Documentation

If your product is complex, or if you want a way to showcase your features, you might consider producing user documentation. This comes in many different forms:

  • Getting started guide (web page, PDF): the basics to use your software
  • Tutorials (web pages): walk through simple tasks with examples
  • User Guide: comprehensive documentation

Documentation can be printed and bundled (uncommon), distributed with your software (PDF, other formats, more common) or hosted on your website (very common).

Keep in mind that this all takes effort. Tailor your documentation to the complexity of your product (and the likelihood of users actually taking the time to read it!)

Release notes

Every public release should include release notes: a list of changes that you have made to your product for that particular release.
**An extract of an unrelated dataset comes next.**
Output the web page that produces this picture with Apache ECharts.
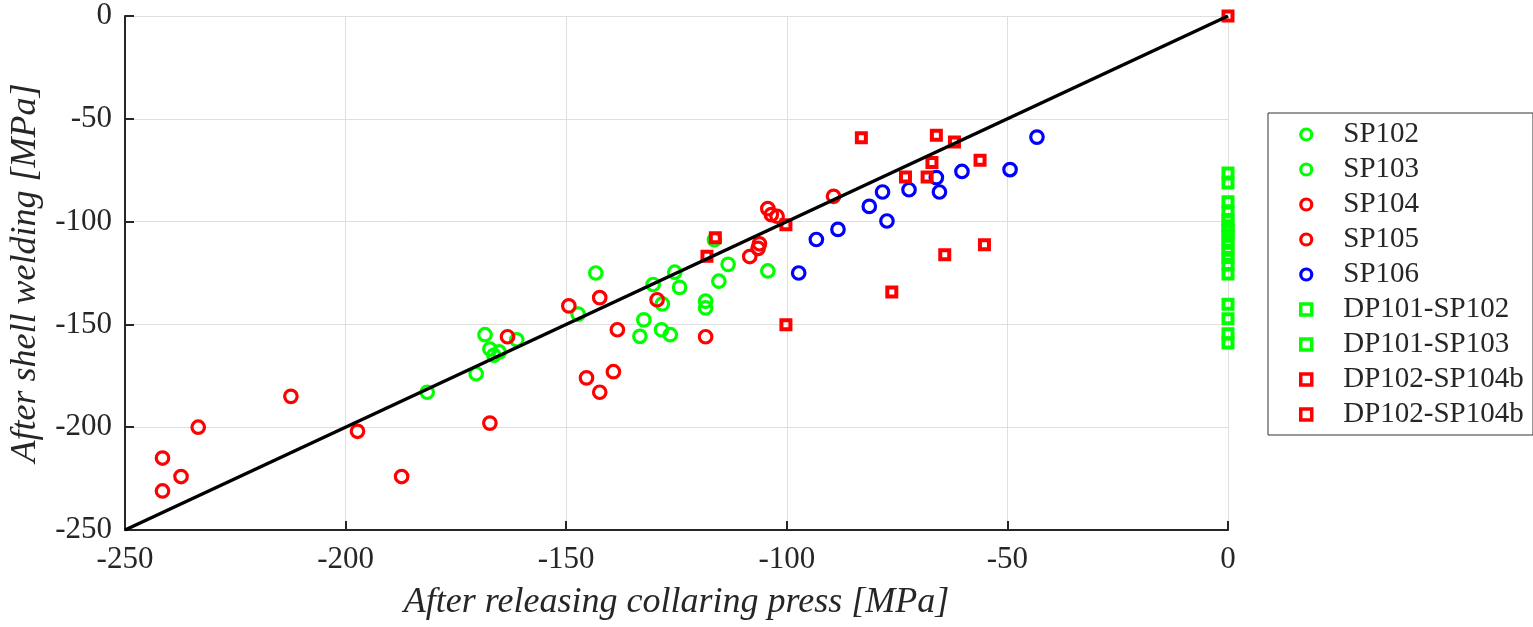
<!DOCTYPE html>
<html>
<head>
<meta charset="utf-8">
<script src="https://cdn.jsdelivr.net/npm/echarts@6/dist/echarts.min.js"></script>
<style>
html,body{margin:0;padding:0;background:#fff;}
#chart{width:1533px;height:627px;}
</style>
</head>
<body>
<div id="chart"></div>
<script>
// ---- data ----
const seriesNames = ['SP102','SP103','SP104','SP105','SP106','DP101-SP102','DP101-SP103','DP102-SP104b','DP102-SP104b '];
const xTicks = { min: -250, max: 0, interval: 50 };
const yTicks = { min: -250, max: 0, interval: 50 };
const xTitle = 'After releasing collaring press [MPa]';
const yTitle = 'After shell welding [MPa]';

const sp102 = [[-181.5,-183],[-170.4,-174],[-168.4,-155],[-167.3,-162],[-166.4,-165],[-165.2,-163.4],[-161.2,-157.5],[-147.3,-145],[-143.3,-125],[-132.4,-147.8],[-133.3,-155.8]];
const sp103 = [[-130.3,-130.6],[-128.2,-140],[-128.4,-152.6],[-126.4,-155],[-125.4,-124.6],[-124.3,-132],[-118.4,-138.7],[-118.4,-142],[-116.4,-108.8],[-115.4,-129],[-113.3,-120.8],[-104.3,-124]];
const sp104 = [[-241.5,-215],[-241.5,-231],[-237.3,-224],[-233.4,-200],[-212.4,-185],[-197.3,-202],[-187.3,-224],[-167.3,-198],[-163.3,-156],[-149.4,-141],[-142.4,-137],[-138.4,-152.6]];
const sp105 = [[-145.4,-176],[-139.3,-173],[-142.4,-183],[-129.4,-138],[-118.4,-156],[-104.3,-93.7],[-103.5,-96.6],[-102.2,-97.4],[-106.2,-110.8],[-106.5,-113],[-108.4,-117],[-89.4,-87.7]];
const sp106 = [[-97.3,-125],[-93.3,-108.7],[-88.4,-103.8],[-81.3,-92.6],[-78.3,-85.6],[-77.3,-99.7],[-72.3,-84.5],[-66.1,-78.6],[-65.4,-85.6],[-60.3,-75.6],[-49.4,-74.7],[-43.3,-58.9]];
const dp101sp102 = [[0,-76.4],[0,-90.4],[0,-99],[0,-104.5],[0,-110.5],[0,-117.5],[0,-125.5],[0,-147.2],[0,-159]];
const dp101sp103 = [[0,-81.2],[0,-95.3],[0,-102],[0,-107.1],[0,-113.9],[0,-120.9],[0,-140.2],[0,-154.5]];
const dp102a = [[0,0],[-83.1,-59.2],[-66.1,-58],[-62,-61.3],[-67.1,-71.3],[-73.1,-78.3],[-68.2,-78.3],[-56.2,-70.2]];
const dp102b = [[-55.2,-111.2],[-64.2,-116.1],[-76.2,-134.3],[-100.2,-150.2],[-100.2,-101.5],[-118.1,-116.8],[-116.2,-107.8]];
const diagonal = [[-250,-250],[0,0]];

// ---- styles ----
const GREEN = '#00ff00', RED = '#ff0000', BLUE = '#0000ff';
const FONT = '"Liberation Serif", "Times New Roman", serif';
const TXT = '#262626';
const SQUARE_ICON = 'path://M0 0H10V10H0Z';

function circles(name, data, color) {
  return {
    type: 'scatter', name, data, symbol: 'circle', symbolSize: 12.5, clip: false,
    itemStyle: { color: 'rgba(0,0,0,0)', borderColor: color, borderWidth: 3.2, opacity: 1 },
    emphasis: { disabled: true }, z: 3
  };
}
function squares(name, data, color) {
  return {
    type: 'scatter', name, data, symbol: 'rect', symbolSize: 9, clip: false,
    itemStyle: { color: 'rgba(0,0,0,0)', borderColor: color, borderWidth: 4, opacity: 1 },
    emphasis: { disabled: true }, z: 3
  };
}

const chart = echarts.init(document.getElementById('chart'), null, { renderer: 'canvas' });
chart.setOption({
  animation: false,
  backgroundColor: '#fff',
  textStyle: { fontFamily: FONT, color: TXT },
  grid: { left: 124, right: 305, top: 16, bottom: 97, containLabel: false },
  xAxis: {
    type: 'value', min: xTicks.min, max: xTicks.max, interval: xTicks.interval,
    name: xTitle, nameLocation: 'middle', nameGap: 55,
    nameTextStyle: { fontFamily: FONT, fontStyle: 'italic', fontSize: 36, color: TXT },
    axisLine: { show: true, onZero: false, lineStyle: { color: TXT, width: 2 } },
    axisTick: { show: true, inside: true, length: 9, lineStyle: { color: TXT, width: 2 } },
    axisLabel: { fontFamily: FONT, fontSize: 31, color: TXT, margin: 14 },
    splitLine: { show: true, lineStyle: { color: '#dfdfdf', width: 1 } }
  },
  yAxis: {
    type: 'value', min: yTicks.min, max: yTicks.max, interval: yTicks.interval,
    name: yTitle, nameLocation: 'middle', nameGap: 81,
    nameTextStyle: { fontFamily: FONT, fontStyle: 'italic', fontSize: 36, color: TXT },
    axisLine: { show: true, onZero: false, lineStyle: { color: TXT, width: 2 } },
    axisTick: { show: true, inside: true, length: 9, lineStyle: { color: TXT, width: 2 } },
    axisLabel: { fontFamily: FONT, fontSize: 31, color: TXT, margin: 13 },
    splitLine: { show: true, lineStyle: { color: '#dfdfdf', width: 1 } }
  },
  legend: {
    orient: 'vertical', left: 1268, top: 113,
    padding: [7, 2, 6, 31],
    itemWidth: 64, itemHeight: 11, itemGap: 6,
    symbolKeepAspect: true,
    backgroundColor: '#fff', borderColor: '#333', borderWidth: 1,
    textStyle: { fontFamily: FONT, fontSize: 29, lineHeight: 29, color: TXT, padding: 0 },
    itemStyle: { borderWidth: 3.2, opacity: 1 },
    data: seriesNames.map((n, i) => i >= 5
      ? { name: n, icon: SQUARE_ICON, itemStyle: { borderWidth: 3.5, opacity: 1 } }
      : { name: n, icon: 'circle' }),
    selectedMode: false
  },
  series: [
    circles(seriesNames[0], sp102, GREEN),
    circles(seriesNames[1], sp103, GREEN),
    circles(seriesNames[2], sp104, RED),
    circles(seriesNames[3], sp105, RED),
    circles(seriesNames[4], sp106, BLUE),
    squares(seriesNames[5], dp101sp102, GREEN),
    squares(seriesNames[6], dp101sp103, GREEN),
    squares(seriesNames[7], dp102a, RED),
    squares(seriesNames[8], dp102b, RED),
    {
      type: 'line', name: 'diagonal', data: diagonal, symbol: 'none', z: 5,
      lineStyle: { color: '#000', width: 3.5 }, emphasis: { disabled: true }, silent: true
    }
  ]
});
</script>
</body>
</html>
Depending on the nature of your product, and your relationship with your users, the details can be fairly general (“added support for Windows 11”) or incredibly detailed (“fixed bug XXX”).

The release notes are also a good place to put things like

  • OS or hardware compatibility details
  • copyright and license information
  • information on how users can contact you or get help

Release notes are typically released in one of the following ways:

  • a readme.txt file included in your distribution.
  • a popup window in your application that includes these details.
  • a page on your website (if you do this, put a way to open that page from within your application).

Suggestions

A discussion of how to write effective documentation is beyond the scope of this course, but we make some broad suggestions:

  • Consider Markdown as an authoring format. You can then convert markdown to PDF, EPUB, or HTML for publishing using pandoc. This site, for example, is authored in Markdown and then converted to a website using Hugo.
  • If you wish to create developer documentation (including class diagrams and so on), there are specialized authoring tools. Dokka can generate Javadoc, HTML or Markdown documentation from Kotlin code (much as Javadoc does for Java code).